> GIVEN INFORMATION
(begin)

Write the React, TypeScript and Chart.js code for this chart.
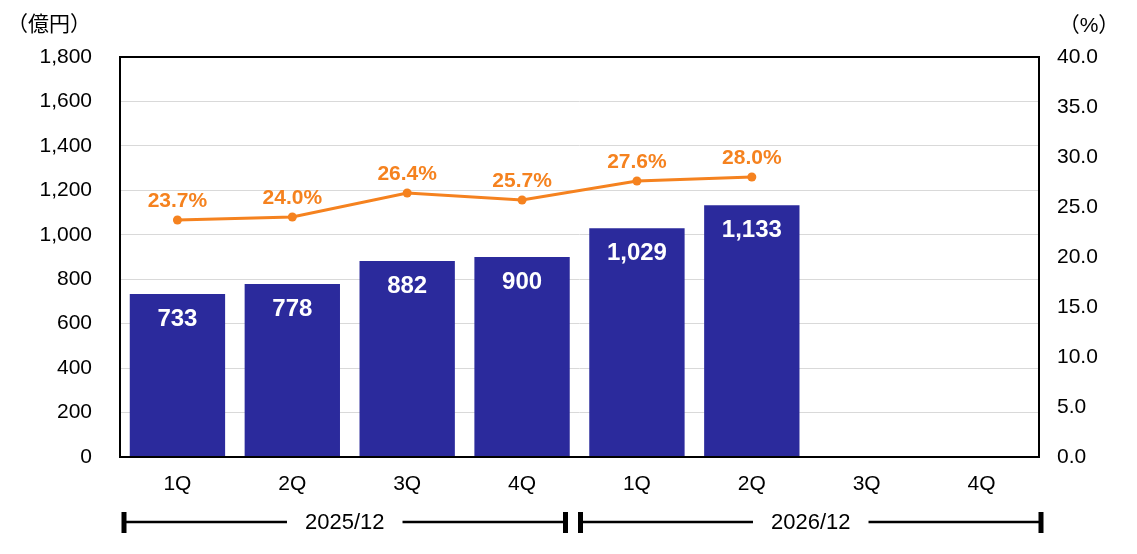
import React, { useEffect, useRef } from 'react';
import { Chart, registerables } from 'chart.js';

Chart.register(...registerables);

// ---- data ----
const categories = ['1Q', '2Q', '3Q', '4Q', '1Q', '2Q', '3Q', '4Q'];
const salesValues: (number | null)[] = [733, 778, 882, 900, 1029, 1133, null, null];
const marginValues: (number | null)[] = [23.7, 24.0, 26.4, 25.7, 27.6, 28.0, null, null];
const groupLabels = ['2025/12', '2026/12'];
const groupStarts = [0, 4];
const groupEnds = [3, 7];
const leftAxisTitle = '（億円）';
const rightAxisTitle = '（%）';

// ---- style ----
const FONT = "'Liberation Sans', Arial, 'Noto Sans CJK JP', sans-serif";
const BAR_COLOR = '#2B2A9C';
const LINE_COLOR = '#F5821F';
const capInsetLeft = [4, 1];
const capInsetRight = [-14, 2];

const overlayPlugin = {
  id: 'overlay',
  afterDatasetsDraw(chart: any) {
    const { ctx, chartArea: a } = chart;
    ctx.save();
    ctx.strokeStyle = '#000';
    ctx.lineWidth = 2;
    ctx.strokeRect(a.left, a.top, a.right - a.left, a.bottom - a.top);

    ctx.textAlign = 'center';
    ctx.textBaseline = 'middle';
    ctx.font = `bold 24px ${FONT}`;
    ctx.fillStyle = '#fff';
    chart.getDatasetMeta(0).data.forEach((el: any, i: number) => {
      const v = salesValues[i];
      if (v == null) return;
      ctx.fillText(v.toLocaleString('en-US'), el.x, el.y + 25);
    });
    ctx.font = `bold 21px ${FONT}`;
    ctx.fillStyle = LINE_COLOR;
    chart.getDatasetMeta(1).data.forEach((el: any, i: number) => {
      const v = marginValues[i];
      if (v == null) return;
      ctx.fillText(v.toFixed(1) + '%', el.x, el.y - 19);
    });
    ctx.restore();
  },
  afterDraw(chart: any) {
    const { ctx } = chart;
    const xs = chart.scales.x;
    ctx.save();
    ctx.fillStyle = '#000';
    ctx.textAlign = 'center';
    ctx.textBaseline = 'middle';
    ctx.font = `21px ${FONT}`;
    ctx.fillText(leftAxisTitle, 49, 25);
    ctx.fillText(rightAxisTitle, 1089, 26);

    const catW = (xs.right - xs.left) / categories.length;
    const y = chart.height - 32;
    ctx.font = `22px ${FONT}`;
    ctx.strokeStyle = '#000';
    ctx.lineWidth = 2.5;
    groupLabels.forEach((label, gi) => {
      const x0 = xs.getPixelForValue(groupStarts[gi]) - catW / 2 + capInsetLeft[gi];
      const x1 = xs.getPixelForValue(groupEnds[gi]) + catW / 2 + capInsetRight[gi];
      const mid = (x0 + x1) / 2;
      const tw = ctx.measureText(label).width;
      ctx.beginPath();
      ctx.moveTo(x0, y);
      ctx.lineTo(mid - tw / 2 - 18, y);
      ctx.moveTo(mid + tw / 2 + 18, y);
      ctx.lineTo(x1, y);
      ctx.stroke();
      ctx.fillRect(x0 - 2.5, y - 10, 5, 21);
      ctx.fillRect(x1 - 2.5, y - 10, 5, 21);
      ctx.fillText(label, mid, y + 1);
    });
    ctx.restore();
  },
};

export default function App() {
  const ref = useRef<HTMLCanvasElement>(null);
  useEffect(() => {
    if (!ref.current) return;
    Chart.defaults.font.family = FONT;
    Chart.defaults.color = '#000';
    const chart = new Chart(ref.current, {
      type: 'bar',
      data: {
        labels: categories,
        datasets: [
          {
            type: 'bar',
            data: salesValues,
            backgroundColor: BAR_COLOR,
            barPercentage: 0.83,
            categoryPercentage: 1.0,
            yAxisID: 'y',
            order: 1,
          },
          {
            type: 'line',
            data: marginValues,
            borderColor: LINE_COLOR,
            backgroundColor: LINE_COLOR,
            borderWidth: 3,
            pointRadius: 4.5,
            pointBackgroundColor: LINE_COLOR,
            pointBorderWidth: 0,
            yAxisID: 'y1',
            order: 0,
          },
        ] as any,
      },
      options: {
        animation: false,
        responsive: true,
        maintainAspectRatio: false,
        layout: { padding: { top: 57, left: 0, right: 0, bottom: 0 } },
        plugins: { legend: { display: false }, tooltip: { enabled: false } },
        scales: {
          x: {
            grid: { display: false, drawTicks: false, tickLength: 0 },
            border: { display: false },
            ticks: { font: { size: 21 }, color: '#000', padding: 15 },
            afterFit: (s: any) => { s.height = 97; },
          },
          y: {
            position: 'left',
            min: 0,
            max: 1800,
            grid: { color: '#d9d9d9', drawTicks: false, tickLength: 0 },
            border: { display: false },
            ticks: {
              stepSize: 200,
              font: { size: 21 },
              color: '#000',
              padding: 28,
              callback: (v: any) => Number(v).toLocaleString('en-US'),
            },
            afterFit: (s: any) => { s.width = 120; },
          },
          y1: {
            position: 'right',
            min: 0,
            max: 40,
            grid: { display: false, drawTicks: false, tickLength: 0 },
            border: { display: false },
            ticks: {
              stepSize: 5,
              font: { size: 21 },
              color: '#000',
              padding: 18,
              callback: (v: any) => Number(v).toFixed(1),
            },
            afterFit: (s: any) => { s.width = 98; },
          },
        },
      } as any,
      plugins: [overlayPlugin],
    });
    return () => chart.destroy();
  }, []);
  return (
    <div style={{ position: 'fixed', left: 0, top: 0, width: 1137, height: 554, background: '#fff' }}>
      <canvas ref={ref} />
    </div>
  );
}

(end)

> THE EXERCISE
Repeat the listing above up to and including the line with "ctx.fillText(rightAxisTitle, 1089, 26);", starting from its first line. Drop any pictures.

> TASK OUTPUT
Write the React, TypeScript and Chart.js code for this chart.
import React, { useEffect, useRef } from 'react';
import { Chart, registerables } from 'chart.js';

Chart.register(...registerables);

// ---- data ----
const categories = ['1Q', '2Q', '3Q', '4Q', '1Q', '2Q', '3Q', '4Q'];
const salesValues: (number | null)[] = [733, 778, 882, 900, 1029, 1133, null, null];
const marginValues: (number | null)[] = [23.7, 24.0, 26.4, 25.7, 27.6, 28.0, null, null];
const groupLabels = ['2025/12', '2026/12'];
const groupStarts = [0, 4];
const groupEnds = [3, 7];
const leftAxisTitle = '（億円）';
const rightAxisTitle = '（%）';

// ---- style ----
const FONT = "'Liberation Sans', Arial, 'Noto Sans CJK JP', sans-serif";
const BAR_COLOR = '#2B2A9C';
const LINE_COLOR = '#F5821F';
const capInsetLeft = [4, 1];
const capInsetRight = [-14, 2];

const overlayPlugin = {
  id: 'overlay',
  afterDatasetsDraw(chart: any) {
    const { ctx, chartArea: a } = chart;
    ctx.save();
    ctx.strokeStyle = '#000';
    ctx.lineWidth = 2;
    ctx.strokeRect(a.left, a.top, a.right - a.left, a.bottom - a.top);

    ctx.textAlign = 'center';
    ctx.textBaseline = 'middle';
    ctx.font = `bold 24px ${FONT}`;
    ctx.fillStyle = '#fff';
    chart.getDatasetMeta(0).data.forEach((el: any, i: number) => {
      const v = salesValues[i];
      if (v == null) return;
      ctx.fillText(v.toLocaleString('en-US'), el.x, el.y + 25);
    });
    ctx.font = `bold 21px ${FONT}`;
    ctx.fillStyle = LINE_COLOR;
    chart.getDatasetMeta(1).data.forEach((el: any, i: number) => {
      const v = marginValues[i];
      if (v == null) return;
      ctx.fillText(v.toFixed(1) + '%', el.x, el.y - 19);
    });
    ctx.restore();
  },
  afterDraw(chart: any) {
    const { ctx } = chart;
    const xs = chart.scales.x;
    ctx.save();
    ctx.fillStyle = '#000';
    ctx.textAlign = 'center';
    ctx.textBaseline = 'middle';
    ctx.font = `21px ${FONT}`;
    ctx.fillText(leftAxisTitle, 49, 25);
    ctx.fillText(rightAxisTitle, 1089, 26);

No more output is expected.